Brief: Only the lines from the top of the listing below to the line that has "const points = kValues.map((k, i)" should be echoed, with both ends kept and pictures left out.

Data block:
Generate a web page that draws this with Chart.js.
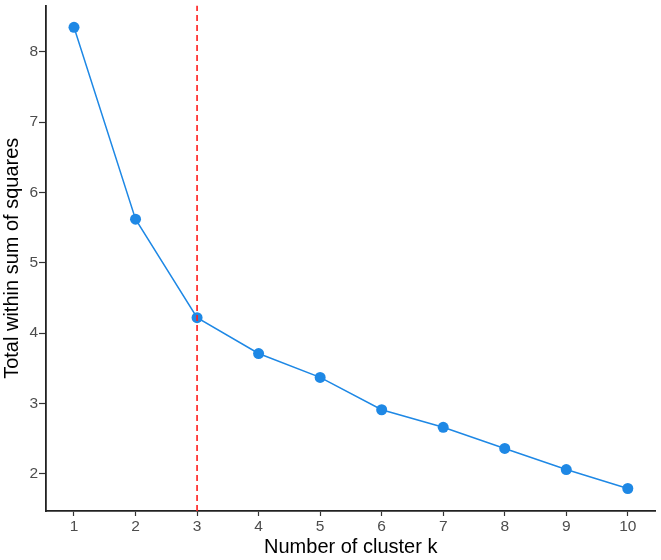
<!DOCTYPE html>
<html>
<head>
<meta charset="utf-8">
<script src="https://cdn.jsdelivr.net/npm/chart.js@4/dist/chart.umd.min.js"></script>
<style>
  html, body { margin: 0; padding: 0; background: #fff; }
  #wrap { width: 661px; height: 560px; }
</style>
</head>
<body>
<div id="wrap"><canvas id="elbow"></canvas></div>
<script>
// number of clusters and total within sum of squares
const kValues = [1, 2, 3, 4, 5, 6, 7, 8, 9, 10];
const wss = [8.35, 5.62, 4.22, 3.71, 3.37, 2.91, 2.66, 2.36, 2.06, 1.79];
const optimalK = 3;
const xTicks = [1, 2, 3, 4, 5, 6, 7, 8, 9, 10];
const yTicks = [2, 3, 4, 5, 6, 7, 8];
const xRange = [0.545, 10.45];
const yRange = [1.47, 8.66];

const fam = "Liberation Sans, Arial, sans-serif";
const tickFont = { family: fam, size: 15.5 };
const titleFont = { family: fam, size: 20 };

const points = kValues.map((k, i) => ({ x: k, y: wss[i] }));

new Chart(document.getElementById("elbow"), {
  type: "line",
  data: {
    datasets: [
      {
        // dashed line at the chosen k
        data: [{ x: optimalK, y: yRange[0] }, { x: optimalK, y: yRange[1] }],
        borderColor: "#ff1a1a",
        borderWidth: 1.6,
        borderDash: [6, 4],
        pointRadius: 0,
        order: 0
      },
      {
        data: points,
        borderColor: "#1e88e5",
        backgroundColor: "#1e88e5",
        borderWidth: 1.5,
        pointRadius: 5.5,
        pointBorderWidth: 0,
        order: 1
      }
    ]
  },
  options: {
    responsive: true,
    maintainAspectRatio: false,
    animation: false,
    layout: { padding: { top: 5, right: 5, left: 0, bottom: 0 } },
    plugins: { legend: { display: false }, tooltip: { enabled: false } },
    scales: {
      x: {
        type: "linear",
        min: xRange[0],
        max: xRange[1],
        afterBuildTicks: (s) => { s.ticks = xTicks.map(v => ({ value: v })); },
        afterFit: (s) => { s.height = 49; s.paddingLeft = 0; s.paddingRight = 0; },
        grid: { drawOnChartArea: false, tickLength: 5, tickWidth: 1.2, color: "#333" },
        border: { display: true, color: "#222", width: 1.8 },
        ticks: { color: "#4d4d4d", font: tickFont, padding: 1, maxRotation: 0 },
        title: { display: true, text: "Number of cluster k", color: "#000", font: titleFont, padding: { top: 0, bottom: 1 } }
      },
      y: {
        type: "linear",
        min: yRange[0],
        max: yRange[1],
        afterBuildTicks: (s) => { s.ticks = yTicks.map(v => ({ value: v })); },
        afterFit: (s) => { s.width = 46; s.paddingTop = 0; s.paddingBottom = 0; },
        grid: { drawOnChartArea: false, tickLength: 7, tickWidth: 1.2, color: "#333" },
        border: { display: true, color: "#222", width: 1.8 },
        ticks: { color: "#4d4d4d", font: tickFont, padding: 1 },
        title: { display: true, text: "Total within sum of squares", color: "#000", font: titleFont, padding: { top: 0, bottom: 0 } }
      }
    }
  }
});
</script>
</body>
</html>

The response:
Generate a web page that draws this with Chart.js.
<!DOCTYPE html>
<html>
<head>
<meta charset="utf-8">
<script src="https://cdn.jsdelivr.net/npm/chart.js@4/dist/chart.umd.min.js"></script>
<style>
  html, body { margin: 0; padding: 0; background: #fff; }
  #wrap { width: 661px; height: 560px; }
</style>
</head>
<body>
<div id="wrap"><canvas id="elbow"></canvas></div>
<script>
// number of clusters and total within sum of squares
const kValues = [1, 2, 3, 4, 5, 6, 7, 8, 9, 10];
const wss = [8.35, 5.62, 4.22, 3.71, 3.37, 2.91, 2.66, 2.36, 2.06, 1.79];
const optimalK = 3;
const xTicks = [1, 2, 3, 4, 5, 6, 7, 8, 9, 10];
const yTicks = [2, 3, 4, 5, 6, 7, 8];
const xRange = [0.545, 10.45];
const yRange = [1.47, 8.66];

const fam = "Liberation Sans, Arial, sans-serif";
const tickFont = { family: fam, size: 15.5 };
const titleFont = { family: fam, size: 20 };

const points = kValues.map((k, i) => ({ x: k, y: wss[i] }));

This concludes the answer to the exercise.